Nun muss ich Sie allerdings darauf hinweisen, dass das Bundesland Bayern seit Jahren ein fast wortgleiches Gesetz unterhält. Es nennt sich das Bayerische Bauaufträge- und Vergabegesetz und ist fast wortgleich. Meine Damen und Herren, wie schön, dass Sie der Bundesrepublik Deutschland einen Bundeskanzler zumuten wollen, der Irrsinn betreibt!
Nach § 56 Absatz 4 der Geschäftsordnung erteile ich dem Herrn Abgeordneten Dr. Graf Kerssenbrock das Wort.
Frau Präsidentin! Meine Damen und Herren! Herr Minister Rohwer ist nicht da. Ich bin deutlich enttäuscht über die Gratwanderung, die er zwischen eigener Überzeugung - uns war ja bekannt, dass er nichts von Ihrem Gesetzentwurf hält - und der Verteidigung dieses eigentlich von ihm abgelehnten Gesetzentwurfes vollzogen hat. Das war schon ein trauriges Zeugnis, sozusagen zwischen politischem Gehorsam und eigener Überzeugung.
Herr Kollege Müller, wir reden intensiv auch mit der Bauwirtschaft. Ich habe wirklich intensive regelmäßige Gespräche unter anderem auch mit dem Baugewerbeverband. Die Not dieses Gewerbezweiges ist ja unübersehbar. Sie liegt offen zutage.
Die Frage ist natürlich, ob dieses Gesetz ein sinnvolles Unterfangen ist, mit dem ernsthaft, wenn auch vielleicht nur ansatzweise, geholfen werden könnte.
Der entscheidende Grund, weshalb es der Bauwirtschaft so schlecht geht, ist zunächst einmal Ihre Wirtschaftspolitik.
Denken wir einmal an 1982. Als die Bundesregierung von der SPD zur CDU wechselte, sind die Baugenehmigungen sprunghaft angestiegen, und plötzlich ging es auch der damals ebenfalls darniederliegenden Bauwirtschaft wieder gut.

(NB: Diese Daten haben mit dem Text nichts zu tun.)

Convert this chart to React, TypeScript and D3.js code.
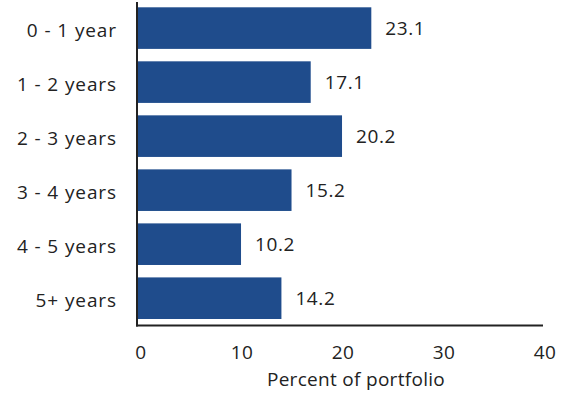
import React from "react";
import * as d3 from "d3";

const categories = ["0 - 1 year", "1 - 2 years", "2 - 3 years", "3 - 4 years", "4 - 5 years", "5+ years"];
const values = [23.1, 17.1, 20.2, 15.2, 10.2, 14.2];
const tickValues = [0, 10, 20, 30, 40];
const axisTitle = "Percent of portfolio";

const W = 569;
const H = 393;
const FONT = "'Open Sans', sans-serif";
const BAR = "#1f4c8c";
const INK = "#222";

export default function App() {
  const x = d3.scaleLinear().domain([0, 40]).range([138, 542]);
  const y = d3.scaleBand<string>().domain(categories).range([7.3, 319]).paddingInner(0.23).paddingOuter(0);
  const axisY = 325.5;
  const bw = y.bandwidth();

  return (
    <svg width={W} height={H} style={{ position: "absolute", left: 0, top: 0, background: "#fff" }} fontFamily={FONT}>
      {categories.map((c, i) => {
        const y0 = y(c)!;
        const cy = y0 + bw / 2;
        return (
          <g key={c}>
            <rect x={x(0)} y={y0} width={x(values[i]) - x(0)} height={bw} fill={BAR} />
            <text x={117} y={cy + 9} textAnchor="end" fontSize={19} fill={INK} letterSpacing={0.9}>
              {c}
            </text>
            <text x={x(values[i]) + 14} y={cy + 7} textAnchor="start" fontSize={19} fill={INK} letterSpacing={0.6}>
              {values[i].toFixed(1)}
            </text>
          </g>
        );
      })}
      <line x1={137} x2={137} y1={2} y2={axisY + 1} stroke={INK} strokeWidth={2} />
      <line x1={136} x2={x(40) + 1} y1={axisY} y2={axisY} stroke={INK} strokeWidth={2} />
      {tickValues.map((t) => (
        <text key={t} x={x(t) + 3} y={359} textAnchor="middle" fontSize={19} fill={INK} letterSpacing={0.4}>
          {t}
        </text>
      ))}
      <text x={(x(0) + x(40)) / 2 + 16} y={386} textAnchor="middle" fontSize={19} fill={INK} letterSpacing={0.3}>
        {axisTitle}
      </text>
    </svg>
  );
}
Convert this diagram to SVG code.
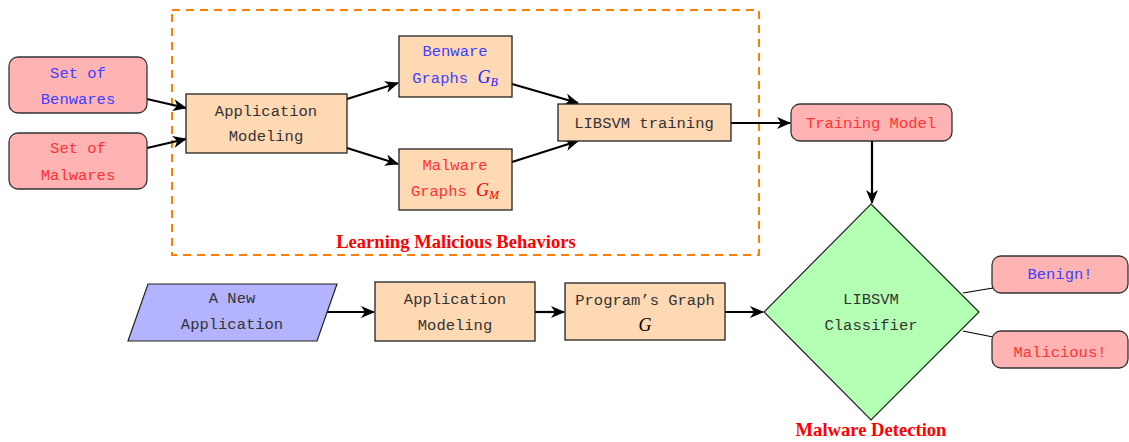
<svg xmlns="http://www.w3.org/2000/svg" width="1129" height="442" viewBox="0 0 1129 442">
<defs>
<marker id="ah" viewBox="0 0 14 12" refX="13" refY="6" markerWidth="14" markerHeight="12" markerUnits="userSpaceOnUse" orient="auto">
<path d="M0,0 L14,6 L0,12 L4,6 Z" fill="#000"/>
</marker>
<style>
.pk{fill:#ffb3b3;stroke:#333;stroke-width:1.3}
.or{fill:#ffd9b3;stroke:#222;stroke-width:1.3}
.t{font-family:"Liberation Mono",monospace;font-size:15.5px;fill:#333;text-anchor:middle}
.b{fill:#4040ff}
.r{fill:#ff3333}
.m{font-family:"Liberation Serif",serif;font-style:italic;font-size:18px}
.lbl{font-family:"Liberation Serif",serif;font-weight:bold;font-size:18.6px;fill:#ff0000;text-anchor:middle}
.c{stroke:#000;stroke-width:2.2;fill:none;marker-end:url(#ah)}
.l{stroke:#000;stroke-width:1.2;fill:none}
</style>
</defs>
<rect x="172" y="10" width="587" height="245" fill="none" stroke="#ff8000" stroke-width="2" stroke-dasharray="8,6"/>
<text class="lbl" x="456" y="248">Learning Malicious Behaviors</text>
<text class="lbl" x="871" y="436">Malware Detection</text>
<g id="connectors">
<path class="c" d="M147,99 L186,108"/>
<path class="c" d="M147,148 L186,139"/>
<path class="c" d="M347,99 L398,83"/>
<path class="c" d="M347,148 L398,164"/>
<path class="c" d="M512,84 L578,103"/>
<path class="c" d="M512,162 L578,141"/>
<path class="c" d="M731,123 L790,123"/>
<path class="c" d="M872,141 L872,203"/>
<path class="c" d="M320,312 L374,312"/>
<path class="c" d="M535,312 L564,312"/>
<path class="c" d="M725,312 L763,312"/>
<path class="l" d="M963,293 L993,288"/>
<path class="l" d="M963,331 L993,337"/>
</g>
<g id="benwares">
<rect class="pk" x="9" y="57" width="138" height="56" rx="9"/>
<text class="t b" x="78" y="78">Set of</text>
<text class="t b" x="78" y="104">Benwares</text>
</g>
<g id="malwares">
<rect class="pk" x="9" y="133" width="138" height="56" rx="9"/>
<text class="t r" x="78" y="153">Set of</text>
<text class="t r" x="78" y="180">Malwares</text>
</g>
<g id="appmodel1">
<rect class="or" x="186" y="94" width="161" height="59"/>
<text class="t" x="266" y="116">Application</text>
<text class="t" x="266" y="141">Modeling</text>
</g>
<g id="benwaregraphs">
<rect class="or" x="399" y="36" width="113" height="61"/>
<text class="t b" x="455" y="56">Benware</text>
<text class="t b" x="455" y="83">Graphs <tspan class="m" fill="#2020ff">G<tspan font-size="12" dy="3">B</tspan></tspan></text>
</g>
<g id="malwaregraphs">
<rect class="or" x="399" y="149" width="113" height="61"/>
<text class="t r" x="455" y="170">Malware</text>
<text class="t r" x="455" y="196">Graphs <tspan class="m" fill="#ee0000">G<tspan font-size="12" dy="3">M</tspan></tspan></text>
</g>
<g id="libsvmtraining">
<rect class="or" x="558" y="104" width="173" height="37"/>
<text class="t" x="644" y="128">LIBSVM training</text>
</g>
<g id="trainingmodel">
<rect class="pk" x="791" y="104" width="161" height="37" rx="9"/>
<text class="t r" x="871" y="128">Training Model</text>
</g>
<g id="classifier">
<polygon points="871,204 979,312 871,420 764,312" fill="#b3ffb3" stroke="#222" stroke-width="1.2"/>
<text class="t" x="871" y="304">LIBSVM</text>
<text class="t" x="871" y="330">Classifier</text>
</g>
<g id="benign">
<rect class="pk" x="992" y="256" width="136" height="37" rx="9"/>
<text class="t b" x="1060" y="279">Benign!</text>
</g>
<g id="malicious">
<rect class="pk" x="992" y="331" width="136" height="37" rx="9"/>
<text class="t r" x="1060" y="357">Malicious!</text>
</g>
<g id="newapp">
<polygon points="148,284 337,284 317,341 128,341" fill="#b3b3ff" stroke="#222" stroke-width="1.2"/>
<text class="t" x="232" y="303">A New</text>
<text class="t" x="232" y="329">Application</text>
</g>
<g id="appmodel2">
<rect class="or" x="375" y="282" width="160" height="59"/>
<text class="t" x="455" y="304">Application</text>
<text class="t" x="455" y="330">Modeling</text>
</g>
<g id="programgraph">
<rect class="or" x="565" y="283" width="160" height="57"/>
<text class="t" x="645" y="305">Program’s Graph</text>
<text class="m" x="645" y="331" text-anchor="middle" fill="#000">G</text>
</g>
</svg>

Zum anderen geht es natürlich auch darum, die Wettbewerbsfähigkeit wiederherzustellen. Jetzt einmal ganz nüchtern: Der entscheidende Grund für den Verlust von Wettbewerbsfähigkeit ist doch die jahrelange falsche Tarifpolitik der Tarifvertragsparteien gewesen. Selbstverständlich geht es darum - -
- Die Unterschiedlichkeit der Tarifverträge, Herr Kollege Harms, ist doch die Ursache für diesen Wettbewerbsdruck, dem die einheimische Bauwirtschaft nicht mehr standhalten kann. Letztlich geht es in der Tat darum, diese Tarifpolitik rigoros zu konterkarieren beziehungsweise zu verändern. Die Härte des Tarifkonflikts in diesem Frühjahr ist eigentlich ein Beleg dafür, wie ernsthaft das Anliegen inzwischen - ich sage das ganz deutlich: jedenfalls von der Arbeitgeberseite - angegangen wird. Dort liegt der entscheidende Hebel, um wirkliche Veränderungen zu schaffen.

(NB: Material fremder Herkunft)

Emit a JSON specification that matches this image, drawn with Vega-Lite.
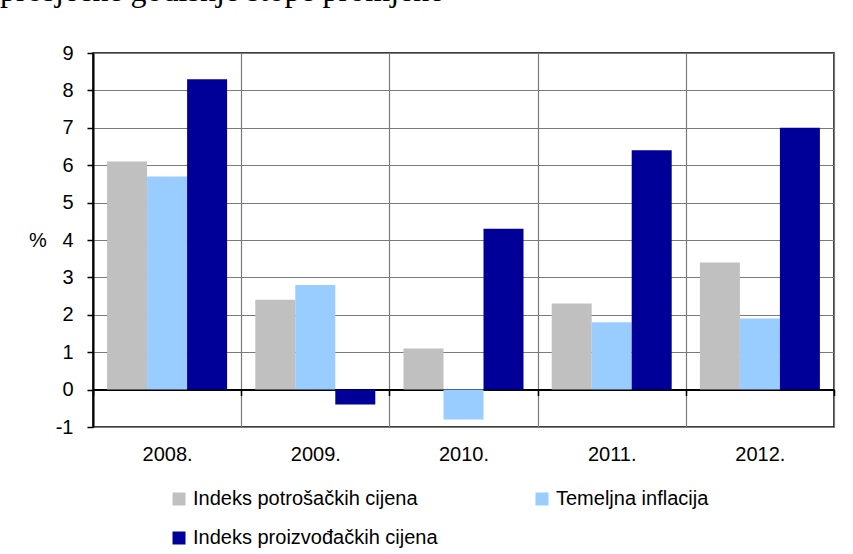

Das Entsendegesetz hat schon vor ein paar Jahren überhaupt keine Wirkung gezeigt und tut dies auch heute nicht.
Schutzzäune wie das Landesvergabegesetz werden auch nicht helfen. Ich will es freimütig sagen: Wir unterscheiden uns in diesem Fall auch von der CSU, die dies in Bayern in der Tat so verabschiedet hat.

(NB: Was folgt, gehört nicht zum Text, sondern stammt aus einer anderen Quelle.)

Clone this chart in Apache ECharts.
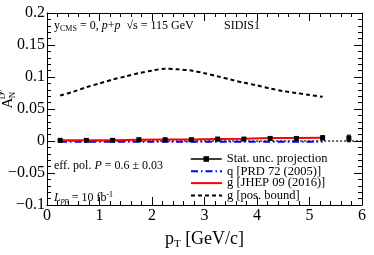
<!DOCTYPE html>
<html><head><meta charset="utf-8">
<script src="https://cdn.jsdelivr.net/npm/echarts@6/dist/echarts.min.js"></script>
<style>html,body{margin:0;padding:0;background:#fff}#c{width:374px;height:255px}</style>
</head><body><div id="c"></div>
<script>
// ---- data ----
const statX = [0.25,0.75,1.25,1.75,2.25,2.75,3.25,3.75,4.25,4.75,5.25,5.75];
const statY = [0.001,0.001,0.001,0.002,0.002,0.002,0.003,0.003,0.004,0.004,0.005,0.004];
const statErr = [0.0015,0.0015,0.0015,0.0015,0.0015,0.0015,0.0015,0.0015,0.002,0.002,0.003,0.005];
const qX = [0.25,0.75,1.25,1.75,2.25,2.75,3.25,3.75,4.25,4.75,5.25];
const qY = [-0.001,-0.001,-0.001,-0.001,-0.001,-0.001,-0.001,-0.001,-0.001,-0.001,-0.001];
const gX = [0.25,0.75,1.25,1.75,2.25,2.75,3.25,3.75,4.25,4.75,5.25];
const gY = [0.001,0.001,0.0012,0.002,0.0025,0.0025,0.003,0.0035,0.0045,0.0045,0.005];
const zeroX = [0.25,6];
const zeroY = [0,0];
const posX = [0.25,0.5,0.75,1.0,1.25,1.5,1.75,2.0,2.25,2.5,2.75,3.0,3.25,3.5,3.75,4.0,4.25,4.5,4.75,5.0,5.25];
const posY = [0.071,0.077,0.084,0.090,0.096,0.101,0.106,0.110,0.113,0.112,0.110,0.106,0.101,0.096,0.091,0.087,0.082,0.078,0.075,0.072,0.069];
const xTicks = ['0','1','2','3','4','5','6'];
const yTickMap = {'0.2':'0.2','0.15':'0.15','0.1':'0.1','0.05':'0.05','0':'0','-0.05':'\u22120.05','-0.1':'\u22120.1'};
const seriesNames = ['Stat. unc. projection','q [PRD 72 (2005)]','g [JHEP 09 (2016)]','g [pos. bound]'];

const FONT = 'Liberation Serif';
const zip = (a,b) => a.map((v,i)=>[v,b[i]]);

const chart = echarts.init(document.getElementById('c'), null, {renderer:'canvas'});
const axBase = {
  type:'value', axisLine:{show:true, onZero:false, lineStyle:{color:'#000', width:1}},
  splitLine:{show:false},
  axisTick:{show:true, inside:true, length:8, lineStyle:{color:'#000'}},
  minorTick:{show:true, splitNumber:5, length:4, lineStyle:{color:'#000'}}
};
const noSym = {color:'rgba(0,0,0,0)', borderWidth:0, opacity:0};
const legendTops = [152.5, 164.8, 176.6, 189];
const legendItems = [
  {name:seriesNames[0], lineStyle:{width:1.5, color:'#000', opacity:1}},
  {name:seriesNames[1], itemStyle:noSym},
  {name:seriesNames[2], itemStyle:noSym},
  {name:seriesNames[3], itemStyle:noSym}
];
const option = {
  animation:false,
  grid:{left:47, right:12, top:13, bottom:42},
  xAxis:[
    Object.assign({}, axBase, {min:0, max:6, interval:1, position:'bottom',
      axisLabel:{fontFamily:FONT, fontSize:16, color:'#000', margin:3,
        formatter:v=>xTicks[Math.round(v)]},
      name:'{m|p}{s|T}{m| [GeV/c]}', nameLocation:'middle', nameGap:24,
      nameTextStyle:{rich:{m:{fontFamily:FONT,fontSize:18,color:'#000'},s:{fontFamily:FONT,fontSize:11,color:'#000',verticalAlign:'bottom',padding:[10,0,0,0]}}}}),
    Object.assign({}, axBase, {min:0, max:6, interval:1, position:'top', axisLabel:{show:false}})
  ],
  yAxis:[
    Object.assign({}, axBase, {min:-0.1, max:0.2, interval:0.05, position:'left',
      axisLabel:{fontFamily:FONT, fontSize:16, color:'#000', margin:2,
        formatter:v=>yTickMap[String(Math.round(v*100)/100)]}}),
    Object.assign({}, axBase, {min:-0.1, max:0.2, interval:0.05, position:'right', axisLabel:{show:false}})
  ],
  legend: legendItems.map((it,i)=>({
    orient:'vertical', left:190, top:legendTops[i], padding:0, itemWidth:31, itemHeight:7,
    textStyle:{fontFamily:FONT, fontSize:12.5, color:'#000'},
    selectedMode:false, data:[it]
  })),
  series:[
    {name:'zero', type:'line', data:zip(zeroX,zeroY), symbol:'none', silent:true,
      lineStyle:{color:'#000', width:1.2, type:[2,2]}},
    {name:seriesNames[1], type:'line', data:zip(qX,qY), symbol:'none',
      lineStyle:{color:'#0000ff', width:2, type:[7,3,1.5,3]}, itemStyle:{color:'#0000ff'}},
    {name:seriesNames[2], type:'line', data:zip(gX,gY), symbol:'none',
      lineStyle:{color:'#ff0000', width:2}, itemStyle:{color:'#ff0000'}},
    {name:seriesNames[3], type:'line', data:zip(posX,posY), symbol:'none', smooth:0.3,
      lineStyle:{color:'#000', width:2, type:[4,3]}, itemStyle:{color:'#000'}},
    {name:seriesNames[0], type:'line', data:zip(statX,statY), symbol:'rect', symbolSize:5,
      itemStyle:{color:'#000'}, lineStyle:{width:0, color:'#000'}, z:5},
    {name:'err', type:'custom', z:6, silent:true,
      data:statX.map((x,i)=>[x,statY[i],statErr[i]]),
      renderItem:(params, api)=>{
        const x=api.value(0), y=api.value(1), e=api.value(2);
        const hi=api.coord([x,y+e]), lo=api.coord([x,y-e]);
        const st={stroke:'#000', lineWidth:1.2};
        return {type:'group', children:[
          {type:'line', shape:{x1:hi[0],y1:hi[1],x2:lo[0],y2:lo[1]}, style:st},
          {type:'line', shape:{x1:hi[0]-2,y1:hi[1],x2:hi[0]+2,y2:hi[1]}, style:st},
          {type:'line', shape:{x1:lo[0]-2,y1:lo[1],x2:lo[0]+2,y2:lo[1]}, style:st}
        ]};
      }}
  ],
  graphic:[
    {type:'text', left:54, top:20, style:{rich:{
        n:{fontFamily:FONT,fontSize:12,fill:'#000'},
        s:{fontFamily:FONT,fontSize:8,fill:'#000',padding:[6,0,0,0]},
        i:{fontFamily:FONT,fontSize:12,fontStyle:'italic',fill:'#000'}},
      text:'{n|y}{s|CMS}{n| = 0, }{i|p}{n|+}{i|p}{n|  \u221As = 115 GeV}'}},
    {type:'text', left:224, top:20, style:{text:'SIDIS1', fontFamily:FONT, fontSize:12, fill:'#000'}},
    {type:'text', left:54, top:160, style:{rich:{
        n:{fontFamily:FONT,fontSize:12,fill:'#000'},
        i:{fontFamily:FONT,fontSize:12,fontStyle:'italic',fill:'#000'}},
      text:'{n|eff. pol. }{i|P}{n| = 0.6 \u00B1 0.03}'}},
    {type:'text', left:54, top:191, style:{rich:{
        i:{fontFamily:FONT,fontSize:12,fontStyle:'italic',fill:'#000'},
        si:{fontFamily:FONT,fontSize:8,fontStyle:'italic',fill:'#000',padding:[6,0,0,0]},
        n:{fontFamily:FONT,fontSize:12,fill:'#000'},
        sp:{fontFamily:FONT,fontSize:8,fill:'#000',padding:[0,0,6,0]}},
      text:'{i|L}{si|pp}{n| = 10 fb}{sp|-1}'}},
    {type:'text', x:16, y:103, rotation:Math.PI/2, style:{text:'A', fontFamily:FONT, fontSize:15, fill:'#000', align:'center', verticalAlign:'bottom'}},
    {type:'text', x:17, y:95, rotation:Math.PI/2, style:{text:'N', fontFamily:FONT, fontSize:9, fill:'#000', align:'center', verticalAlign:'bottom'}},
    {type:'text', x:7, y:96, rotation:Math.PI/2, style:{text:'D', fontFamily:FONT, fontSize:9, fill:'#000', align:'center', verticalAlign:'bottom'}},
    {type:'text', x:4, y:91.5, rotation:Math.PI/2, style:{text:'0', fontFamily:FONT, fontSize:7, fill:'#000', align:'center', verticalAlign:'bottom'}}
  ]
};
chart.setOption(option);
</script></body></html>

Ich will auch noch einmal auf die ordnungspolitische Sünde der Wettbewerbsbeihilfe zu sprechen kommen. Der entscheidende Punkt, weshalb man das
wohl verschieden sehen muss, ist die - ich sage einmal - massive strukturpolitische Bedeutung der Werftindustrie, die diese nicht nur für den eigenen Industriezweig und die eigene Mitarbeiterschaft, sondern für das gesamte Land und auch für den Technologiestandort Deutschland hat. Insofern bekennen wir uns - wenn Sie so wollen - durchaus zu dieser ordnungspolitischen Sünde, aber wir müssen diesem Sündenfall jetzt nicht noch weitere Sündenfälle folgen lassen. Das wäre mittelfristig und erst recht langfristig der falsche Weg. Deshalb ist dieses Gesetz, das die Verfassungswidrigkeit aus meiner Sicht in der Tat offenkundig auf der Stirn trägt, abzulehnen.
Zu einem Kurzbeitrag nach § 58 Absatz 2 der Geschäftsordnung hat nun der Herr Abgeordnete Harms das Wort.
Erstens. Frau Strauß, wenn es um das wirtschaftliche Angebot geht, dann geht es nicht nur um die Lohnstruktur, sondern dann geht es um den Lohn, die Leistung und den kalkulatorischen Gewinn. Dabei kann es sein, dass jemand so kalkuliert, dass er den Leuten richtig miese Tarife bezahlt und dadurch kompensiert, dass er eigentlich nicht leistungsfähig ist. Genau das wollen wir verhindern. Wir wollen die guten Unternehmen hier im Lande fördern.